Given information:
-*-

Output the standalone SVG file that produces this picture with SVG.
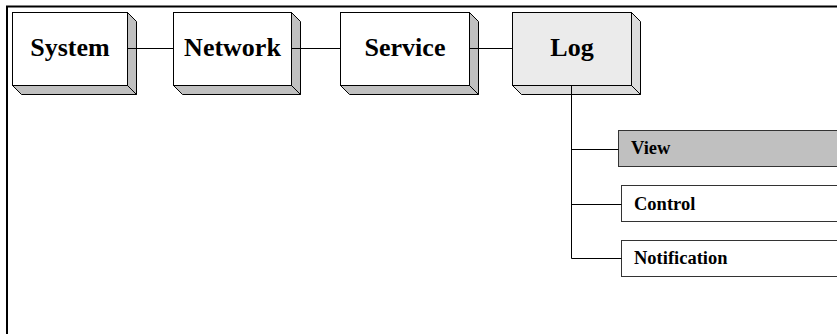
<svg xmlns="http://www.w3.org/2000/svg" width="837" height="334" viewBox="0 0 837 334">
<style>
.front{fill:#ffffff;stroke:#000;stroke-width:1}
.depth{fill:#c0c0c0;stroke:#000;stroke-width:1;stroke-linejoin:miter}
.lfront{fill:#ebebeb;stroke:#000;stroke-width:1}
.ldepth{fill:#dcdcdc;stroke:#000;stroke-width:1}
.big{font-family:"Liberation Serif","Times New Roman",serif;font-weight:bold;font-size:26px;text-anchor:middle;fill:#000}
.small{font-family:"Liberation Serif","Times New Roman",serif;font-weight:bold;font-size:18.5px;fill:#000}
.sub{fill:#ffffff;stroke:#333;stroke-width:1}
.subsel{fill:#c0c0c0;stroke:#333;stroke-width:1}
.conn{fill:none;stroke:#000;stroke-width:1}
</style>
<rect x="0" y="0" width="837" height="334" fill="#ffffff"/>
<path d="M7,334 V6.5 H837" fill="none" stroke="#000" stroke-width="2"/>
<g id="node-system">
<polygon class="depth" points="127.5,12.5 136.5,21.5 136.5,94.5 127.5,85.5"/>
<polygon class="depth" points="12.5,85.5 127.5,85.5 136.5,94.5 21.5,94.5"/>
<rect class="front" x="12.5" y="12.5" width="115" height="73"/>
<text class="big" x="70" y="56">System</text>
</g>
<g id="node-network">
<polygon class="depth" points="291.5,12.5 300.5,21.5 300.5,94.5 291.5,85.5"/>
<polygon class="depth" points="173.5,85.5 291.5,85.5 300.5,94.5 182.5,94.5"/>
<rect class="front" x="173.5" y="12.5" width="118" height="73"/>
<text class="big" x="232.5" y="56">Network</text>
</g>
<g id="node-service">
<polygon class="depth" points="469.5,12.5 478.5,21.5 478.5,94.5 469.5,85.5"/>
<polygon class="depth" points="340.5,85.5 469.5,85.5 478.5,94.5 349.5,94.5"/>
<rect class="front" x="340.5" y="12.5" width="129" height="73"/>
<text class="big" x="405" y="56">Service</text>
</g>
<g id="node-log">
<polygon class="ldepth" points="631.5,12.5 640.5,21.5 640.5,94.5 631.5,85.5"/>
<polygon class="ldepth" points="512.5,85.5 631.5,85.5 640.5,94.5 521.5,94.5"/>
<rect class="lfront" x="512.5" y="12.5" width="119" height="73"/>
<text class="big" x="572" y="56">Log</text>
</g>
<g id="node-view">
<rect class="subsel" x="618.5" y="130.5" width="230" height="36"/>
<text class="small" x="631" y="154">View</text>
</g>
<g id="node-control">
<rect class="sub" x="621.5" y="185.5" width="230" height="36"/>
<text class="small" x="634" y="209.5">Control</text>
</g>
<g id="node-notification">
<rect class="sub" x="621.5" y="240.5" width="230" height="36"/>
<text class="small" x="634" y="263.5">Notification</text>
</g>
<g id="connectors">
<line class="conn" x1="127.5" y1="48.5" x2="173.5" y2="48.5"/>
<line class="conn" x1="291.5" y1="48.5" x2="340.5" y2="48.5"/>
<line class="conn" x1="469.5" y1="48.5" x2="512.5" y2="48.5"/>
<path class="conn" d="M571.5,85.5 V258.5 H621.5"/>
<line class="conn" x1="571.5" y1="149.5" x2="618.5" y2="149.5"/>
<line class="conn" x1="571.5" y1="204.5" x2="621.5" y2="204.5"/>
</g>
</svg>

-*-

Instruction: Every line above should be returned exactly; the pictures stay out.

The solution:
Output the standalone SVG file that produces this picture with SVG.
<svg xmlns="http://www.w3.org/2000/svg" width="837" height="334" viewBox="0 0 837 334">
<style>
.front{fill:#ffffff;stroke:#000;stroke-width:1}
.depth{fill:#c0c0c0;stroke:#000;stroke-width:1;stroke-linejoin:miter}
.lfront{fill:#ebebeb;stroke:#000;stroke-width:1}
.ldepth{fill:#dcdcdc;stroke:#000;stroke-width:1}
.big{font-family:"Liberation Serif","Times New Roman",serif;font-weight:bold;font-size:26px;text-anchor:middle;fill:#000}
.small{font-family:"Liberation Serif","Times New Roman",serif;font-weight:bold;font-size:18.5px;fill:#000}
.sub{fill:#ffffff;stroke:#333;stroke-width:1}
.subsel{fill:#c0c0c0;stroke:#333;stroke-width:1}
.conn{fill:none;stroke:#000;stroke-width:1}
</style>
<rect x="0" y="0" width="837" height="334" fill="#ffffff"/>
<path d="M7,334 V6.5 H837" fill="none" stroke="#000" stroke-width="2"/>
<g id="node-system">
<polygon class="depth" points="127.5,12.5 136.5,21.5 136.5,94.5 127.5,85.5"/>
<polygon class="depth" points="12.5,85.5 127.5,85.5 136.5,94.5 21.5,94.5"/>
<rect class="front" x="12.5" y="12.5" width="115" height="73"/>
<text class="big" x="70" y="56">System</text>
</g>
<g id="node-network">
<polygon class="depth" points="291.5,12.5 300.5,21.5 300.5,94.5 291.5,85.5"/>
<polygon class="depth" points="173.5,85.5 291.5,85.5 300.5,94.5 182.5,94.5"/>
<rect class="front" x="173.5" y="12.5" width="118" height="73"/>
<text class="big" x="232.5" y="56">Network</text>
</g>
<g id="node-service">
<polygon class="depth" points="469.5,12.5 478.5,21.5 478.5,94.5 469.5,85.5"/>
<polygon class="depth" points="340.5,85.5 469.5,85.5 478.5,94.5 349.5,94.5"/>
<rect class="front" x="340.5" y="12.5" width="129" height="73"/>
<text class="big" x="405" y="56">Service</text>
</g>
<g id="node-log">
<polygon class="ldepth" points="631.5,12.5 640.5,21.5 640.5,94.5 631.5,85.5"/>
<polygon class="ldepth" points="512.5,85.5 631.5,85.5 640.5,94.5 521.5,94.5"/>
<rect class="lfront" x="512.5" y="12.5" width="119" height="73"/>
<text class="big" x="572" y="56">Log</text>
</g>
<g id="node-view">
<rect class="subsel" x="618.5" y="130.5" width="230" height="36"/>
<text class="small" x="631" y="154">View</text>
</g>
<g id="node-control">
<rect class="sub" x="621.5" y="185.5" width="230" height="36"/>
<text class="small" x="634" y="209.5">Control</text>
</g>
<g id="node-notification">
<rect class="sub" x="621.5" y="240.5" width="230" height="36"/>
<text class="small" x="634" y="263.5">Notification</text>
</g>
<g id="connectors">
<line class="conn" x1="127.5" y1="48.5" x2="173.5" y2="48.5"/>
<line class="conn" x1="291.5" y1="48.5" x2="340.5" y2="48.5"/>
<line class="conn" x1="469.5" y1="48.5" x2="512.5" y2="48.5"/>
<path class="conn" d="M571.5,85.5 V258.5 H621.5"/>
<line class="conn" x1="571.5" y1="149.5" x2="618.5" y2="149.5"/>
<line class="conn" x1="571.5" y1="204.5" x2="621.5" y2="204.5"/>
</g>
</svg>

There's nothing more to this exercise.